## Available data
◆ ◆ ◆

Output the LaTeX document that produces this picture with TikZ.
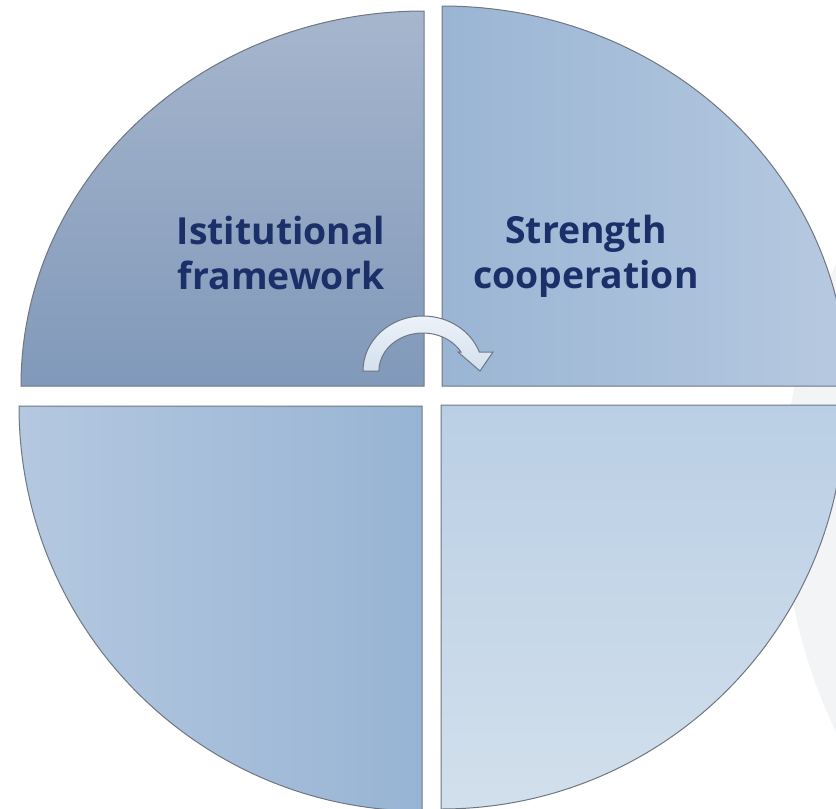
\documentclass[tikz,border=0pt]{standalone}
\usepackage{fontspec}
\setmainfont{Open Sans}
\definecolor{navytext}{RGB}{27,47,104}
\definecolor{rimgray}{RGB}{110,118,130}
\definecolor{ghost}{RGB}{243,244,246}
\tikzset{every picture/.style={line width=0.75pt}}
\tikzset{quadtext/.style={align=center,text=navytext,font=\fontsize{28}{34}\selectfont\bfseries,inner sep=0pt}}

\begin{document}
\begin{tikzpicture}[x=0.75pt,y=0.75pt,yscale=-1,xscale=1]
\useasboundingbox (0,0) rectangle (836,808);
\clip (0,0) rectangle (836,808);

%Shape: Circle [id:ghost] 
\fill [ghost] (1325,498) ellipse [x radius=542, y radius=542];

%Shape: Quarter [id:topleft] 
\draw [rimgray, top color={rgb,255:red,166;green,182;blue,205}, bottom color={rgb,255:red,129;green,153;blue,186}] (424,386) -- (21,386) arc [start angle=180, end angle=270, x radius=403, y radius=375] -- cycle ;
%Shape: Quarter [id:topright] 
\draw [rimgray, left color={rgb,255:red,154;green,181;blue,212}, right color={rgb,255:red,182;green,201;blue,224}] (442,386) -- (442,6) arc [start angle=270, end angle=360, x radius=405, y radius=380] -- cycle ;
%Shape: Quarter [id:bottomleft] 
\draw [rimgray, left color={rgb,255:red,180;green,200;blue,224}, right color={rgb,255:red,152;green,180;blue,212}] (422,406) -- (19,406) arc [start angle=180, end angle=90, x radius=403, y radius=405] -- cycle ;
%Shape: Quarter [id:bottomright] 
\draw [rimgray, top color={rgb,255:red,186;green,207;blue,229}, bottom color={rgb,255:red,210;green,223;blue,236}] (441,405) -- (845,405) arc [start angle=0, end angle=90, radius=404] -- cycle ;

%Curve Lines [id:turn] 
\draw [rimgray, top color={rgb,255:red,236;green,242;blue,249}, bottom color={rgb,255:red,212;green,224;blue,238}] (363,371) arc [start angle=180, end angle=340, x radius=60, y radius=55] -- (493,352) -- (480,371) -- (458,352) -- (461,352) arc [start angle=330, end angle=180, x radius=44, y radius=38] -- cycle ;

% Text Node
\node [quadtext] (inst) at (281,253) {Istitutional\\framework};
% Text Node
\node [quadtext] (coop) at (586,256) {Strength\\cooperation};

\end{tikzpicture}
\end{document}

◆ ◆ ◆

Starting with the first line of the data above and ending with the line containing "radius=404] -- cycle ;", please restate every line exactly, leaving images out.

Output the LaTeX document that produces this picture with TikZ.
\documentclass[tikz,border=0pt]{standalone}
\usepackage{fontspec}
\setmainfont{Open Sans}
\definecolor{navytext}{RGB}{27,47,104}
\definecolor{rimgray}{RGB}{110,118,130}
\definecolor{ghost}{RGB}{243,244,246}
\tikzset{every picture/.style={line width=0.75pt}}
\tikzset{quadtext/.style={align=center,text=navytext,font=\fontsize{28}{34}\selectfont\bfseries,inner sep=0pt}}

\begin{document}
\begin{tikzpicture}[x=0.75pt,y=0.75pt,yscale=-1,xscale=1]
\useasboundingbox (0,0) rectangle (836,808);
\clip (0,0) rectangle (836,808);

%Shape: Circle [id:ghost] 
\fill [ghost] (1325,498) ellipse [x radius=542, y radius=542];

%Shape: Quarter [id:topleft] 
\draw [rimgray, top color={rgb,255:red,166;green,182;blue,205}, bottom color={rgb,255:red,129;green,153;blue,186}] (424,386) -- (21,386) arc [start angle=180, end angle=270, x radius=403, y radius=375] -- cycle ;
%Shape: Quarter [id:topright] 
\draw [rimgray, left color={rgb,255:red,154;green,181;blue,212}, right color={rgb,255:red,182;green,201;blue,224}] (442,386) -- (442,6) arc [start angle=270, end angle=360, x radius=405, y radius=380] -- cycle ;
%Shape: Quarter [id:bottomleft] 
\draw [rimgray, left color={rgb,255:red,180;green,200;blue,224}, right color={rgb,255:red,152;green,180;blue,212}] (422,406) -- (19,406) arc [start angle=180, end angle=90, x radius=403, y radius=405] -- cycle ;
%Shape: Quarter [id:bottomright] 
\draw [rimgray, top color={rgb,255:red,186;green,207;blue,229}, bottom color={rgb,255:red,210;green,223;blue,236}] (441,405) -- (845,405) arc [start angle=0, end angle=90, radius=404] -- cycle ;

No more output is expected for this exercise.